Sure, Surace was probably upset that the Tigers’ excellent field position—two of Princeton’s possessions began in Harvard territory—didn’t yield any points, but the home team had its own problems too.

On the opening kickoff, rookie receiver Justice Shelton-Mosley caught the lateral from Fischer and returned it down to midfield before coughing up the Crimson’s first fumble of the game—and the season. Two Harvard drives later, on the cusp of field goal range, Murphy elected to attempt a fourth-down conversion that culminated in a sack.

The final Crimson drive before halftime ended in a touchdown, the result of a play so well designed that senior tight end Ben Braunecker, the eventual recipient of the scoring pass, slipped and fell into the end zone, and still managed to make the grab for the go-ahead score.
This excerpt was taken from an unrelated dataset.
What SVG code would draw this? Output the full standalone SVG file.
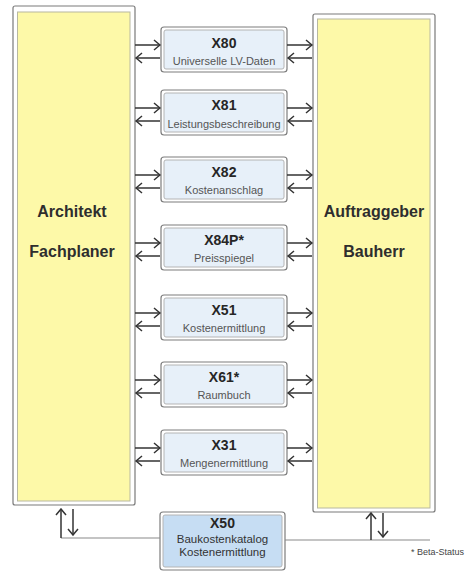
<svg xmlns="http://www.w3.org/2000/svg" width="466" height="573" viewBox="0 0 466 573">
<style>
.po{fill:#ffffff;stroke:#7a7a7a;stroke-width:1.2}
.pi{fill:#fdf9a8;stroke:#b8b8a0;stroke-width:1}
.pt{font-family:"Liberation Sans",Arial,sans-serif;font-weight:bold;font-size:16px;fill:#2e2e2e;text-anchor:middle}
.bo{fill:#ffffff;stroke:#7d7d7d;stroke-width:1.2}
.bi{fill:#e7f0f9;stroke:#b4b4b4;stroke-width:1}
.bi2{fill:#c6ddf3;stroke:#b4b4b4;stroke-width:1}
.bt{font-family:"Liberation Sans",Arial,sans-serif;font-weight:bold;font-size:14px;fill:#262626;text-anchor:middle}
.bs{font-family:"Liberation Sans",Arial,sans-serif;font-size:11px;fill:#555555;text-anchor:middle}
.bs2{font-family:"Liberation Sans",Arial,sans-serif;font-size:11.5px;fill:#333333;text-anchor:middle}
.ar{stroke:#333333;stroke-width:1.5;fill:none;marker-end:url(#ah)}
.ln{stroke:#8a8a8a;stroke-width:1.2;fill:none}
.note{font-family:"Liberation Sans",Arial,sans-serif;font-size:9px;fill:#444444;text-anchor:end}
</style>
<defs>
<marker id="ah" markerWidth="10" markerHeight="12" refX="8.5" refY="6" orient="auto" markerUnits="userSpaceOnUse">
<path d="M2.5,1 Q6,4 8.5,6 Q6,8 2.5,11" fill="none" stroke="#333333" stroke-width="1.5"/>
</marker>
</defs>

<g id="architekt">
<rect class="po" x="13" y="6" width="122" height="499" rx="2"/>
<rect class="pi" x="17.5" y="12" width="112.5" height="489"/>
<text class="pt" x="72" y="217">Architekt</text>
<text class="pt" x="72" y="257">Fachplaner</text>
</g>

<g id="auftraggeber">
<rect class="po" x="313" y="14" width="122" height="498" rx="2"/>
<rect class="pi" x="317.5" y="19" width="112.5" height="489"/>
<text class="pt" x="374" y="217">Auftraggeber</text>
<text class="pt" x="374" y="257">Bauherr</text>
</g>

<g id="x80">
<rect class="bo" x="161" y="27" width="126" height="45" rx="3"/>
<rect class="bi" x="164" y="30" width="120" height="39" rx="2"/>
<text class="bt" x="224" y="48">X80</text>
<text class="bs" x="224" y="65">Universelle LV-Daten</text>
</g>
<g id="x81">
<rect class="bo" x="161" y="90" width="126" height="45" rx="3"/>
<rect class="bi" x="164" y="93" width="120" height="39" rx="2"/>
<text class="bt" x="224" y="110">X81</text>
<text class="bs" x="224" y="128">Leistungsbeschreibung</text>
</g>
<g id="x82">
<rect class="bo" x="161" y="157" width="126" height="45" rx="3"/>
<rect class="bi" x="164" y="160" width="120" height="39" rx="2"/>
<text class="bt" x="224" y="177">X82</text>
<text class="bs" x="224" y="194">Kostenanschlag</text>
</g>
<g id="x84p">
<rect class="bo" x="161" y="225" width="126" height="45" rx="3"/>
<rect class="bi" x="164" y="228" width="120" height="39" rx="2"/>
<text class="bt" x="224" y="245">X84P*</text>
<text class="bs" x="224" y="262">Preisspiegel</text>
</g>
<g id="x51">
<rect class="bo" x="161" y="295" width="126" height="45" rx="3"/>
<rect class="bi" x="164" y="298" width="120" height="39" rx="2"/>
<text class="bt" x="224" y="315">X51</text>
<text class="bs" x="224" y="332">Kostenermittlung</text>
</g>
<g id="x61">
<rect class="bo" x="161" y="362" width="126" height="45" rx="3"/>
<rect class="bi" x="164" y="365" width="120" height="39" rx="2"/>
<text class="bt" x="224" y="382">X61*</text>
<text class="bs" x="224" y="399">Raumbuch</text>
</g>
<g id="x31">
<rect class="bo" x="161" y="430" width="126" height="45" rx="3"/>
<rect class="bi" x="164" y="433" width="120" height="39" rx="2"/>
<text class="bt" x="224" y="450">X31</text>
<text class="bs" x="224" y="467">Mengenermittlung</text>
</g>
<g id="x50">
<rect class="bo" x="160" y="512" width="125" height="58" rx="3"/>
<rect class="bi2" x="163" y="515" width="119" height="52" rx="2"/>
<text class="bt" x="222.5" y="528">X50</text>
<text class="bs2" x="222.5" y="543">Baukostenkatalog</text>
<text class="bs2" x="222.5" y="556">Kostenermittlung</text>
</g>

<g id="connectors">
<line class="ar" x1="135" y1="45" x2="160" y2="45"/>
<line class="ar" x1="160" y1="58" x2="136" y2="58"/>
<line class="ar" x1="287" y1="45" x2="312" y2="45"/>
<line class="ar" x1="312" y1="58" x2="288" y2="58"/>

<line class="ar" x1="135" y1="108" x2="160" y2="108"/>
<line class="ar" x1="160" y1="121" x2="136" y2="121"/>
<line class="ar" x1="287" y1="108" x2="312" y2="108"/>
<line class="ar" x1="312" y1="121" x2="288" y2="121"/>

<line class="ar" x1="135" y1="175" x2="160" y2="175"/>
<line class="ar" x1="160" y1="188" x2="136" y2="188"/>
<line class="ar" x1="287" y1="175" x2="312" y2="175"/>
<line class="ar" x1="312" y1="188" x2="288" y2="188"/>

<line class="ar" x1="135" y1="243" x2="160" y2="243"/>
<line class="ar" x1="160" y1="256" x2="136" y2="256"/>
<line class="ar" x1="287" y1="243" x2="312" y2="243"/>
<line class="ar" x1="312" y1="256" x2="288" y2="256"/>

<line class="ar" x1="135" y1="313" x2="160" y2="313"/>
<line class="ar" x1="160" y1="326" x2="136" y2="326"/>
<line class="ar" x1="287" y1="313" x2="312" y2="313"/>
<line class="ar" x1="312" y1="326" x2="288" y2="326"/>

<line class="ar" x1="135" y1="380" x2="160" y2="380"/>
<line class="ar" x1="160" y1="393" x2="136" y2="393"/>
<line class="ar" x1="287" y1="380" x2="312" y2="380"/>
<line class="ar" x1="312" y1="393" x2="288" y2="393"/>

<line class="ar" x1="135" y1="448" x2="160" y2="448"/>
<line class="ar" x1="160" y1="461" x2="136" y2="461"/>
<line class="ar" x1="287" y1="448" x2="312" y2="448"/>
<line class="ar" x1="312" y1="461" x2="288" y2="461"/>

<polyline class="ln" points="160,538 61,538"/>
<line class="ar" x1="61" y1="538" x2="61" y2="509"/>
<line class="ar" x1="73" y1="509" x2="73" y2="535"/>
<polyline class="ln" points="285,540 430,540"/>
<line class="ar" x1="371" y1="540" x2="371" y2="513"/>
<line class="ar" x1="383" y1="513" x2="383" y2="537"/>
</g>

<text class="note" x="464" y="555">* Beta-Status</text>
</svg>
Despite this, if I were Surace, I would probably have been pretty pleased going into halftime trailing by just seven—previous opponents had headed into the break down an average of 28.5 points.
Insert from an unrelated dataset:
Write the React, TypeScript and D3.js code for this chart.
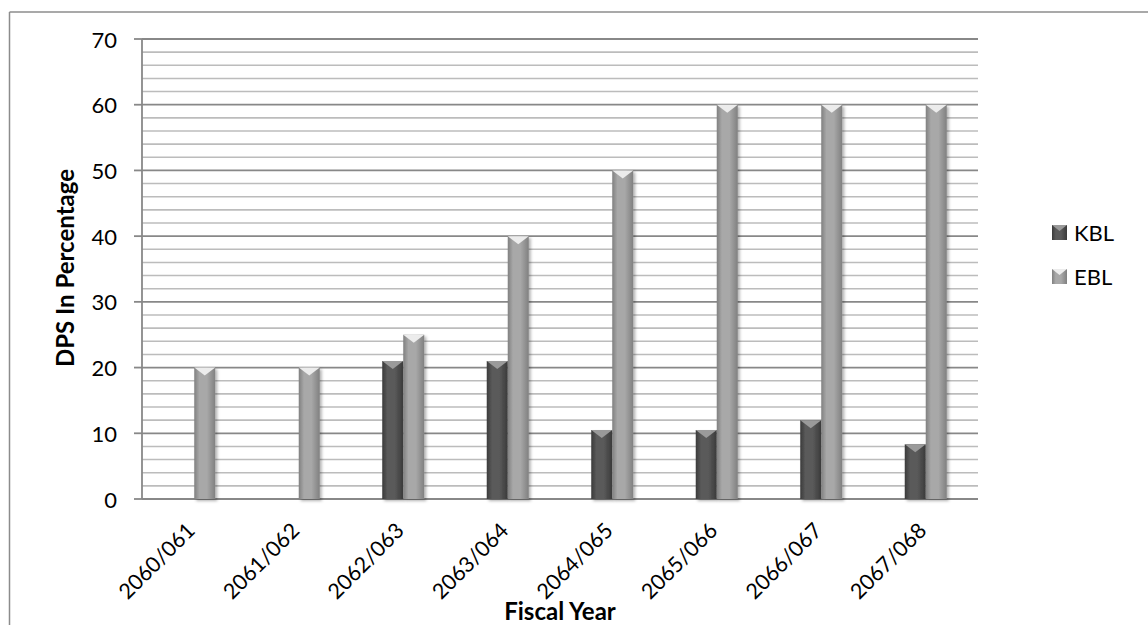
import React from "react";
import * as d3 from "d3";

// Fiscal years and dividend-per-share values (%) for the two banks
const fiscalYears = [
  "2060/061",
  "2061/062",
  "2062/063",
  "2063/064",
  "2064/065",
  "2065/066",
  "2066/067",
  "2067/068",
];
const kblValues = [0, 0, 21, 21, 10.5, 10.5, 12, 8.33];
const eblValues = [20, 20, 25, 40, 50, 60, 60, 60];
const seriesNames = ["KBL", "EBL"];
const yTicks = [0, 10, 20, 30, 40, 50, 60, 70];

const W = 1148;
const H = 625;
const plot = { left: 142, right: 978, top: 39, bottom: 499 };
const FONT = "Lato, 'Open Sans', sans-serif";

const palette: Record<string, { edge: string; mid: string; cap: string }> = {
  KBL: { edge: "#3a3a3a", mid: "#5a5a5a", cap: "#9a9a9a" },
  EBL: { edge: "#808080", mid: "#a8a8a8", cap: "#ececec" },
};

export default function App() {
  const x0 = d3
    .scaleBand<string>()
    .domain(fiscalYears)
    .range([plot.left, plot.right])
    .paddingInner(0.598)
    .paddingOuter(0.299);
  const x1 = d3
    .scaleBand<string>()
    .domain(seriesNames)
    .range([0, x0.bandwidth()]);
  const y = d3.scaleLinear().domain([0, 70]).range([plot.bottom, plot.top]);

  const minorTicks = d3.range(0, 71, 2).filter((v) => v % 10 !== 0);

  const rows = fiscalYears.map((fy, i) => ({
    fy,
    KBL: kblValues[i],
    EBL: eblValues[i],
  }));

  const bar = (key: string, cx: number, v: number, k: string) => {
    if (v <= 0) return null;
    const bx = cx + (x1(key) ?? 0);
    const bw = x1.bandwidth();
    const top = y(v);
    const h = y(0) - top;
    const capH = Math.min(8, h);
    return (
      <g key={k} filter="url(#barShadow)">
        <rect x={bx} y={top} width={bw} height={h} fill={`url(#grad-${key})`} />
        <polygon
          points={`${bx},${top} ${bx + bw},${top} ${bx + bw / 2},${top + capH}`}
          fill={palette[key].cap}
        />
      </g>
    );
  };

  const legendY = [232, 276];

  return (
    <svg
      width={W}
      height={H}
      style={{ position: "absolute", left: 0, top: 0, background: "#fff" }}
      fontFamily={FONT}
    >
      <defs>
        {seriesNames.map((s) => (
          <linearGradient key={s} id={`grad-${s}`} x1="0" x2="1" y1="0" y2="0">
            <stop offset="0" stopColor={palette[s].edge} />
            <stop offset="0.25" stopColor={palette[s].mid} />
            <stop offset="0.6" stopColor={palette[s].mid} />
            <stop offset="1" stopColor={palette[s].edge} />
          </linearGradient>
        ))}
        <filter id="barShadow" x="-30%" y="-10%" width="160%" height="130%">
          <feDropShadow dx="2" dy="2" stdDeviation="1.5" floodColor="#000" floodOpacity="0.3" />
        </filter>
      </defs>

      {/* outer frame */}
      <line x1={9.5} x2={W} y1={12} y2={12} stroke="#8c8c8c" strokeWidth={1.5} />
      <line x1={9.5} x2={9.5} y1={12} y2={H} stroke="#8c8c8c" strokeWidth={1.5} />

      {/* minor gridlines */}
      {minorTicks.map((t) => (
        <line
          key={`m${t}`}
          x1={plot.left}
          x2={plot.right}
          y1={y(t)}
          y2={y(t)}
          stroke="#bcbcbc"
          strokeWidth={1.6}
        />
      ))}
      {/* major gridlines and y ticks */}
      {yTicks.map((t) => (
        <g key={`M${t}`}>
          <line
            x1={plot.left}
            x2={plot.right}
            y1={y(t)}
            y2={y(t)}
            stroke="#888888"
            strokeWidth={1.8}
          />
          <line x1={plot.left - 8} x2={plot.left} y1={y(t)} y2={y(t)} stroke="#888888" strokeWidth={1.8} />
          <text
            x={117}
            y={y(t)}
            textAnchor="end"
            dominantBaseline="central"
            fontSize={22}
            fill="#000"
          >
            {t}
          </text>
        </g>
      ))}
      <line x1={plot.left} x2={plot.left} y1={plot.top} y2={plot.bottom} stroke="#888888" strokeWidth={1.8} />

      {/* bars */}
      {rows.map((r) => {
        const cx = x0(r.fy) ?? 0;
        return (
          <g key={r.fy}>
            {bar("KBL", cx, r.KBL, `${r.fy}-k`)}
            {bar("EBL", cx, r.EBL, `${r.fy}-e`)}
          </g>
        );
      })}

      {/* category labels */}
      {fiscalYears.map((fy) => {
        const c = (x0(fy) ?? 0) + x0.bandwidth() / 2;
        return (
          <text
            key={fy}
            transform={`translate(${c + 2},${532}) rotate(-45)`}
            textAnchor="end"
            fontSize={21.5}
            fill="#000"
          >
            {fy}
          </text>
        );
      })}

      {/* axis titles */}
      <text x={560} y={620} textAnchor="middle" fontSize={24} fontWeight="bold" fill="#000">
        Fiscal Year
      </text>
      <text
        transform={`translate(74,268) rotate(-90)`}
        textAnchor="middle"
        fontSize={24}
        fontWeight="bold"
        fill="#000"
      >
        DPS In Percentage
      </text>

      {/* legend */}
      {seriesNames.map((s, i) => (
        <g key={s} transform={`translate(1052,${legendY[i]})`}>
          <rect x={0} y={-7} width={15} height={15} fill={`url(#grad-${s})`} />
          <polygon points={`0,-7 15,-7 7.5,-1`} fill={palette[s].cap} />
          <text x={22} y={0} dominantBaseline="central" fontSize={22} fill="#000">
            {s}
          </text>
        </g>
      ))}
    </svg>
  );
}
Then, the Crimson offense found its third gear while the Harvard defense continued to show why it leads the FCS in scoring defense. Two Tigers three-and-outs later and two Harvard touchdowns later, it was 21-7, advantage home team.

For whatever reason—perhaps his hands had gone numb from hanging onto the balloons too long or perhaps he saw the futility in supporting a losing team—it was on the next Crimson drive that the child released the black and orange balloons. As Fischer hauled in another touchdown and the balloons soared away, so did Princeton’s chances.
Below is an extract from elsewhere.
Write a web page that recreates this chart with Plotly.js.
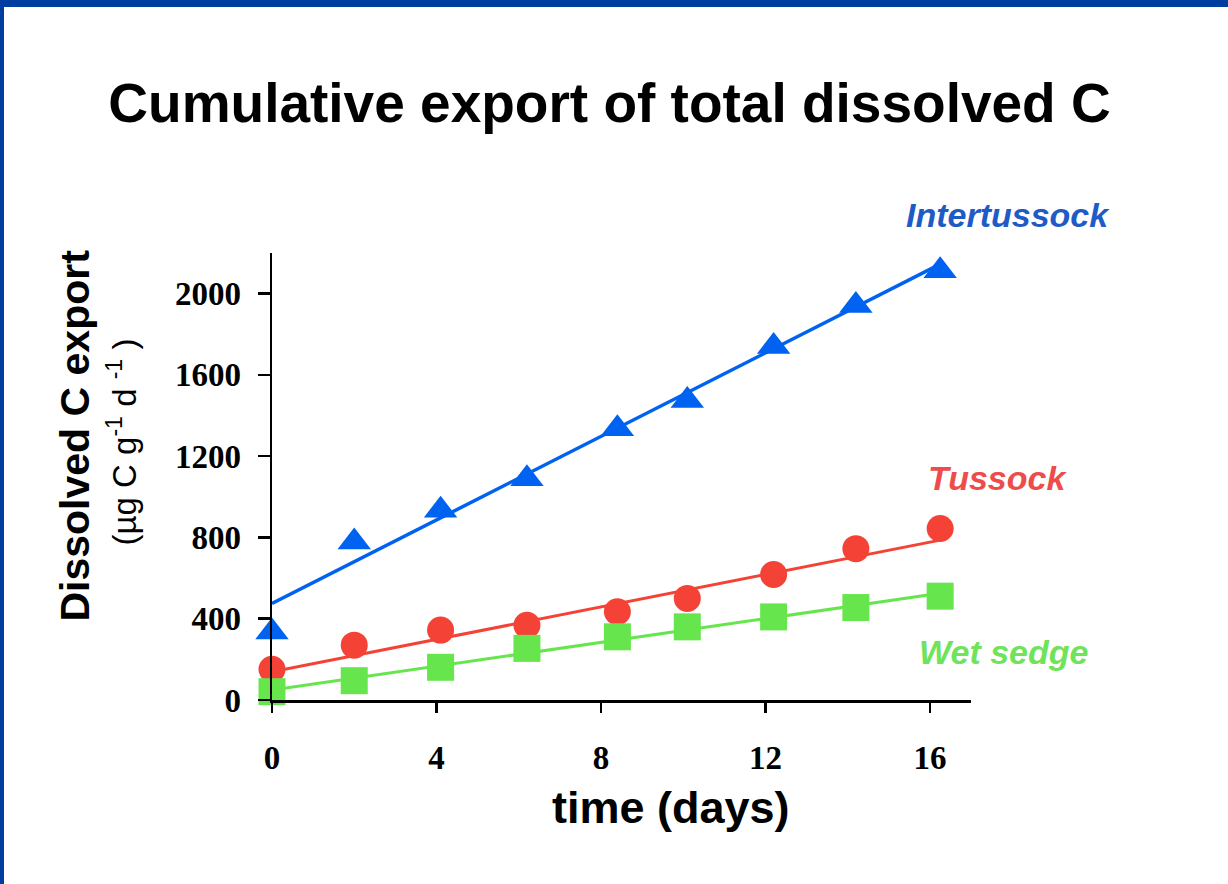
<!DOCTYPE html>
<html>
<head>
<meta charset="utf-8">
<script src="https://cdn.plot.ly/plotly-3.0.1.min.js"></script>
<style>
  html, body { margin: 0; padding: 0; background: #ffffff; }
  #frame {
    width: 1228px; height: 884px; box-sizing: border-box;
    border-top: 7px solid #003DA0; border-left: 4px solid #003DA0;
    background: #ffffff; overflow: hidden;
  }
  #chart { width: 1224px; height: 877px; }
</style>
</head>
<body>
<div id="frame"><div id="chart"></div></div>
<script>
// ---- data ----
const days = [0, 2, 4.1, 6.2, 8.4, 10.1, 12.2, 14.2, 16.25];
const intertussock = [335, 778, 934, 1089, 1335, 1474, 1740, 1941, 2113];
const tussock = [151, 270, 344, 368, 434, 500, 618, 745, 844];
const wetSedge = [41, 95, 161, 254, 311, 360, 409, 455, 511];

// fitted regression lines (values read at the start and end day)
const fitDays = [0, 16.25];
const intertussockFit = [475, 2145];
const tussockFit = [139, 787];
const wetSedgeFit = [49, 525];

const seriesNames = ['Intertussock', 'Tussock', 'Wet sedge'];
const xTicks = [0, 4, 8, 12, 16];
const yTicks = [0, 400, 800, 1200, 1600, 2000];

const blue = '#0062F0', red = '#F44336', green = '#66E64C';

const traces = [
  {x: fitDays, y: intertussockFit, mode: 'lines', line: {color: blue, width: 3.5}, hoverinfo: 'skip', cliponaxis: false},
  {x: days, y: intertussock, name: seriesNames[0], mode: 'markers', cliponaxis: false,
   marker: {symbol: 'triangle-up', size: 29, color: blue}},
  {x: fitDays, y: tussockFit, mode: 'lines', line: {color: red, width: 3}, hoverinfo: 'skip', cliponaxis: false},
  {x: days, y: tussock, name: seriesNames[1], mode: 'markers', cliponaxis: false,
   marker: {symbol: 'circle', size: 27, color: red}},
  {x: fitDays, y: wetSedgeFit, mode: 'lines', line: {color: green, width: 3}, hoverinfo: 'skip', cliponaxis: false},
  {x: days, y: wetSedge, name: seriesNames[2], mode: 'markers', cliponaxis: false,
   marker: {symbol: 'square', size: 27, color: green}}
];

const tickFont = {family: 'Liberation Serif, Times New Roman, serif', size: 33, color: '#000', weight: 'bold'};
const sans = 'Liberation Sans, Arial, sans-serif';

const layout = {
  width: 1224, height: 877,
  margin: {l: 268, r: 257, t: 246, b: 184},
  paper_bgcolor: '#ffffff', plot_bgcolor: '#ffffff',
  showlegend: false,
  title: {
    text: 'Cumulative export of total dissolved C',
    font: {family: sans, size: 55, color: '#000', weight: 'bold'},
    xref: 'container', yref: 'container',
    x: 0.4947, xanchor: 'center', y: 0.8905, yanchor: 'middle'
  },
  xaxis: {
    range: [0, 17], tickvals: xTicks, ticktext: xTicks.map(String),
    showline: true, linecolor: '#000', linewidth: 2.5,
    ticks: 'outside', ticklen: 10, tickwidth: 2.5, tickcolor: '#000',
    showgrid: false, zeroline: false, tickfont: tickFont,
    ticklabelstandoff: 17
  },
  yaxis: {
    range: [0, 2200], tickvals: yTicks, ticktext: yTicks.map(String),
    showline: true, linecolor: '#000', linewidth: 2.5,
    ticks: 'outside', ticklen: 12, tickwidth: 2.5, tickcolor: '#000',
    showgrid: false, zeroline: false, tickfont: tickFont,
    ticklabelstandoff: 10
  },
  annotations: [
    {text: 'Dissolved C export', xref: 'paper', yref: 'paper', x: -0.2825, y: 0.5906,
     textangle: -90, showarrow: false, xanchor: 'center', yanchor: 'middle',
     font: {family: sans, size: 41, color: '#000', weight: 'bold'}},
    {text: '(µg C g<sup>-1</sup> d <sup>-1</sup> )', xref: 'paper', yref: 'paper', x: -0.2139, y: 0.5772,
     textangle: -90, showarrow: false, xanchor: 'center', yanchor: 'middle',
     font: {family: sans, size: 33, color: '#000'}},
    {text: 'time (days)', xref: 'paper', yref: 'paper', x: 0.5715, y: -0.2416,
     showarrow: false, xanchor: 'center', yanchor: 'middle',
     font: {family: sans, size: 45, color: '#000', weight: 'bold'}},
    {text: '<i>' + seriesNames[0] + '</i>', xref: 'paper', yref: 'paper', x: 1.0536, y: 1.085,
     showarrow: false, xanchor: 'center', yanchor: 'middle',
     font: {family: sans, size: 34, color: '#1F5BC6', weight: 'bold'}},
    {text: '<i>' + seriesNames[1] + '</i>', xref: 'paper', yref: 'paper', x: 1.0386, y: 0.4966,
     showarrow: false, xanchor: 'center', yanchor: 'middle',
     font: {family: sans, size: 34, color: '#EE4B4B', weight: 'bold'}},
    {text: '<i>' + seriesNames[2] + '</i>', xref: 'paper', yref: 'paper', x: 1.0472, y: 0.1074,
     showarrow: false, xanchor: 'center', yanchor: 'middle',
     font: {family: sans, size: 34, color: '#6FE35A', weight: 'bold'}}
  ]
};

Plotly.newPlot('chart', traces, layout, {staticPlot: true, displayModeBar: false});
</script>
</body>
</html>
In a lot of ways, 42-7 is misleading—it suggests a blowout, a steamrolling over a poorly matched opponent that my dad fondly refers to as a “cream puff.”

It would be unfair to term Princeton a cream puff, however. After all, this was a squad that did force four fumbles and recover two, Harvard’s first lost fumbles of the season.

But two turnovers do not a victory make against this Crimson team, and Surace found himself in a remarkably similar position in the fourth quarter to all the other coaches who have faced Murphy’s team this season: looking at a score indicative of a blowout, hopes of a comeback floating into the stratosphere.